* The problem *
Without the pictures, write out all the lines below exactly as they appear.

* Information provided *
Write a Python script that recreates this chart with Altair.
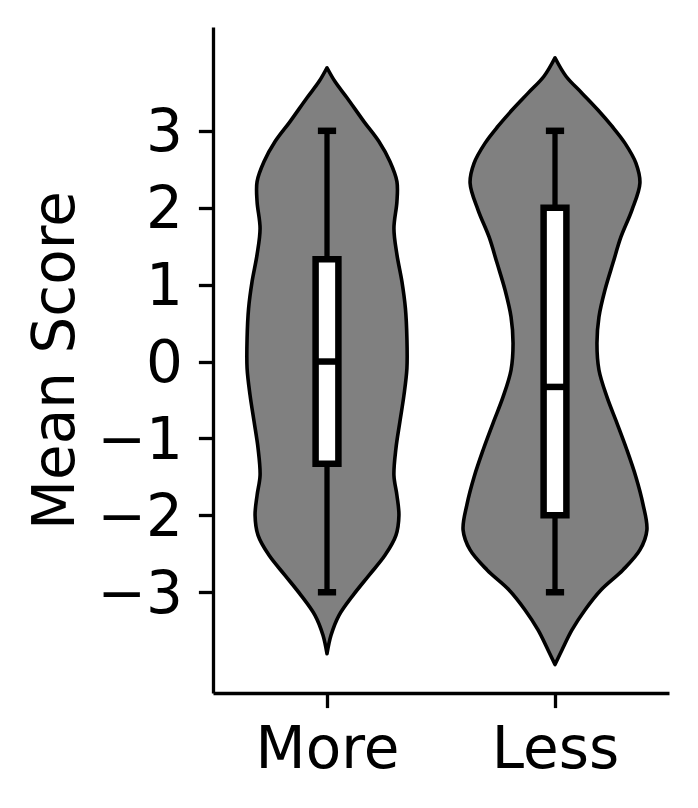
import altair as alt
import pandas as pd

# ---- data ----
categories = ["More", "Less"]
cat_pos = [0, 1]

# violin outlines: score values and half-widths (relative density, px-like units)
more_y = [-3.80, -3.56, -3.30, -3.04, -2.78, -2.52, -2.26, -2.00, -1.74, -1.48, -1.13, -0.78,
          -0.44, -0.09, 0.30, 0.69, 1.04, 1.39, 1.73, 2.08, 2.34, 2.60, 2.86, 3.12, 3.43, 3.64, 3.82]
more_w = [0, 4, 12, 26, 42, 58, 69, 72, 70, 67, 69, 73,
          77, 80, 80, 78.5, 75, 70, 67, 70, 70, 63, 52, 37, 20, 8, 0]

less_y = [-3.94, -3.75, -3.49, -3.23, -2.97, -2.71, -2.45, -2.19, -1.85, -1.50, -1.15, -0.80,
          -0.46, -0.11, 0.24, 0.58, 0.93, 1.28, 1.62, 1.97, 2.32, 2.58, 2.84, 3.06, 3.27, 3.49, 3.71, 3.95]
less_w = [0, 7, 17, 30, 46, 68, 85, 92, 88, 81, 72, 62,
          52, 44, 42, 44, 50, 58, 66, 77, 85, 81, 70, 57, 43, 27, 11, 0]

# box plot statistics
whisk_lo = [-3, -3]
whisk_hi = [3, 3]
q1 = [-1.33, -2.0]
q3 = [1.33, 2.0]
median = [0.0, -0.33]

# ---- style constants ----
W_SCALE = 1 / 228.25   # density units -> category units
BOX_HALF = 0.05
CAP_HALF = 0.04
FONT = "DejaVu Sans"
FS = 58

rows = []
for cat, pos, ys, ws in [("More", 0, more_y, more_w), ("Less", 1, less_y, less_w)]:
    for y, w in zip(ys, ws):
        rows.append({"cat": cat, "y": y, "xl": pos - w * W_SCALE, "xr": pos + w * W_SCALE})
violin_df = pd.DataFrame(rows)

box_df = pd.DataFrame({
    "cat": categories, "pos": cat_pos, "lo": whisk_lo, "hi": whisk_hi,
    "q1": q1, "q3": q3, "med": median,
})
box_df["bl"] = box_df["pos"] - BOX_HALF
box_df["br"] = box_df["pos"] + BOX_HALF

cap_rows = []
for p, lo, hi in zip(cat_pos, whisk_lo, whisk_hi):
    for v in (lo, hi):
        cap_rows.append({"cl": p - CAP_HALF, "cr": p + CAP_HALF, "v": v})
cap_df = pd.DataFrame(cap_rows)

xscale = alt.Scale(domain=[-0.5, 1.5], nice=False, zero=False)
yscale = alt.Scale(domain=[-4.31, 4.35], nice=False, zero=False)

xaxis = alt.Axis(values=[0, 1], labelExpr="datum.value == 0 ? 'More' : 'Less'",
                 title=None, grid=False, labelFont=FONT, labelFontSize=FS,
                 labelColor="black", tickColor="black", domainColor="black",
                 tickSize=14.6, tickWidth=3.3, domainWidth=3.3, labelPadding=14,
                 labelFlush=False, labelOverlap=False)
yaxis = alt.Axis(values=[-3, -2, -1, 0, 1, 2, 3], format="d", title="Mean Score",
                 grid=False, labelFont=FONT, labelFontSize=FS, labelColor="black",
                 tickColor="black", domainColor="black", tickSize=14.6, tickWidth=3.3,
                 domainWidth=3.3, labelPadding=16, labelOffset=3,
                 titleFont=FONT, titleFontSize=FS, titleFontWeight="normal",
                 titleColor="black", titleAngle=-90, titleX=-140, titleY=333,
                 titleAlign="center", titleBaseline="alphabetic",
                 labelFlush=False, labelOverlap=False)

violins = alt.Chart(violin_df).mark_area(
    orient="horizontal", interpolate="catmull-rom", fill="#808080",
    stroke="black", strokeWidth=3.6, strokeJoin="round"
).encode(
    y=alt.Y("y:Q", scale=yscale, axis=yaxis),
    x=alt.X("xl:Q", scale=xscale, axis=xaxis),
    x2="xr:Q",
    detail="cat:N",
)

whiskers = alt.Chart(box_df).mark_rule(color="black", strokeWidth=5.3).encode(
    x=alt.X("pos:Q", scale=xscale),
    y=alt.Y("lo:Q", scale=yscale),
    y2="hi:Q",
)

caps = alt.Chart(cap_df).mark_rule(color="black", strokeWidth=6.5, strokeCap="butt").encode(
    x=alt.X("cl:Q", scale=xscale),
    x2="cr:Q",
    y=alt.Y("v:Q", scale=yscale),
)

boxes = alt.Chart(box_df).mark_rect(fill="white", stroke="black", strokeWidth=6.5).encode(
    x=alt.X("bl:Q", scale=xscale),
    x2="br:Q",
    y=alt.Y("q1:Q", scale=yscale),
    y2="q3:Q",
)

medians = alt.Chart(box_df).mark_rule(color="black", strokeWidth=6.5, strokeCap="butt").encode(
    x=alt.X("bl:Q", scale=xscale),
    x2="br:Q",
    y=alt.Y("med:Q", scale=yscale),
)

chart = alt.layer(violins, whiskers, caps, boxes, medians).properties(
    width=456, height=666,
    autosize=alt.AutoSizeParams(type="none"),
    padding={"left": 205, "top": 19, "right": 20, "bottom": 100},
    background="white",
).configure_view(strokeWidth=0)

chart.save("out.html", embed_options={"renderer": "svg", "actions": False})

* Task answer *
Write a Python script that recreates this chart with Altair.
import altair as alt
import pandas as pd

# ---- data ----
categories = ["More", "Less"]
cat_pos = [0, 1]

# violin outlines: score values and half-widths (relative density, px-like units)
more_y = [-3.80, -3.56, -3.30, -3.04, -2.78, -2.52, -2.26, -2.00, -1.74, -1.48, -1.13, -0.78,
          -0.44, -0.09, 0.30, 0.69, 1.04, 1.39, 1.73, 2.08, 2.34, 2.60, 2.86, 3.12, 3.43, 3.64, 3.82]
more_w = [0, 4, 12, 26, 42, 58, 69, 72, 70, 67, 69, 73,
          77, 80, 80, 78.5, 75, 70, 67, 70, 70, 63, 52, 37, 20, 8, 0]

less_y = [-3.94, -3.75, -3.49, -3.23, -2.97, -2.71, -2.45, -2.19, -1.85, -1.50, -1.15, -0.80,
          -0.46, -0.11, 0.24, 0.58, 0.93, 1.28, 1.62, 1.97, 2.32, 2.58, 2.84, 3.06, 3.27, 3.49, 3.71, 3.95]
less_w = [0, 7, 17, 30, 46, 68, 85, 92, 88, 81, 72, 62,
          52, 44, 42, 44, 50, 58, 66, 77, 85, 81, 70, 57, 43, 27, 11, 0]

# box plot statistics
whisk_lo = [-3, -3]
whisk_hi = [3, 3]
q1 = [-1.33, -2.0]
q3 = [1.33, 2.0]
median = [0.0, -0.33]

# ---- style constants ----
W_SCALE = 1 / 228.25   # density units -> category units
BOX_HALF = 0.05
CAP_HALF = 0.04
FONT = "DejaVu Sans"
FS = 58

rows = []
for cat, pos, ys, ws in [("More", 0, more_y, more_w), ("Less", 1, less_y, less_w)]:
    for y, w in zip(ys, ws):
        rows.append({"cat": cat, "y": y, "xl": pos - w * W_SCALE, "xr": pos + w * W_SCALE})
violin_df = pd.DataFrame(rows)

box_df = pd.DataFrame({
    "cat": categories, "pos": cat_pos, "lo": whisk_lo, "hi": whisk_hi,
    "q1": q1, "q3": q3, "med": median,
})
box_df["bl"] = box_df["pos"] - BOX_HALF
box_df["br"] = box_df["pos"] + BOX_HALF

cap_rows = []
for p, lo, hi in zip(cat_pos, whisk_lo, whisk_hi):
    for v in (lo, hi):
        cap_rows.append({"cl": p - CAP_HALF, "cr": p + CAP_HALF, "v": v})
cap_df = pd.DataFrame(cap_rows)

xscale = alt.Scale(domain=[-0.5, 1.5], nice=False, zero=False)
yscale = alt.Scale(domain=[-4.31, 4.35], nice=False, zero=False)

xaxis = alt.Axis(values=[0, 1], labelExpr="datum.value == 0 ? 'More' : 'Less'",
                 title=None, grid=False, labelFont=FONT, labelFontSize=FS,
                 labelColor="black", tickColor="black", domainColor="black",
                 tickSize=14.6, tickWidth=3.3, domainWidth=3.3, labelPadding=14,
                 labelFlush=False, labelOverlap=False)
yaxis = alt.Axis(values=[-3, -2, -1, 0, 1, 2, 3], format="d", title="Mean Score",
                 grid=False, labelFont=FONT, labelFontSize=FS, labelColor="black",
                 tickColor="black", domainColor="black", tickSize=14.6, tickWidth=3.3,
                 domainWidth=3.3, labelPadding=16, labelOffset=3,
                 titleFont=FONT, titleFontSize=FS, titleFontWeight="normal",
                 titleColor="black", titleAngle=-90, titleX=-140, titleY=333,
                 titleAlign="center", titleBaseline="alphabetic",
                 labelFlush=False, labelOverlap=False)

violins = alt.Chart(violin_df).mark_area(
    orient="horizontal", interpolate="catmull-rom", fill="#808080",
    stroke="black", strokeWidth=3.6, strokeJoin="round"
).encode(
    y=alt.Y("y:Q", scale=yscale, axis=yaxis),
    x=alt.X("xl:Q", scale=xscale, axis=xaxis),
    x2="xr:Q",
    detail="cat:N",
)

whiskers = alt.Chart(box_df).mark_rule(color="black", strokeWidth=5.3).encode(
    x=alt.X("pos:Q", scale=xscale),
    y=alt.Y("lo:Q", scale=yscale),
    y2="hi:Q",
)

caps = alt.Chart(cap_df).mark_rule(color="black", strokeWidth=6.5, strokeCap="butt").encode(
    x=alt.X("cl:Q", scale=xscale),
    x2="cr:Q",
    y=alt.Y("v:Q", scale=yscale),
)

boxes = alt.Chart(box_df).mark_rect(fill="white", stroke="black", strokeWidth=6.5).encode(
    x=alt.X("bl:Q", scale=xscale),
    x2="br:Q",
    y=alt.Y("q1:Q", scale=yscale),
    y2="q3:Q",
)

medians = alt.Chart(box_df).mark_rule(color="black", strokeWidth=6.5, strokeCap="butt").encode(
    x=alt.X("bl:Q", scale=xscale),
    x2="br:Q",
    y=alt.Y("med:Q", scale=yscale),
)

chart = alt.layer(violins, whiskers, caps, boxes, medians).properties(
    width=456, height=666,
    autosize=alt.AutoSizeParams(type="none"),
    padding={"left": 205, "top": 19, "right": 20, "bottom": 100},
    background="white",
).configure_view(strokeWidth=0)

chart.save("out.html", embed_options={"renderer": "svg", "actions": False})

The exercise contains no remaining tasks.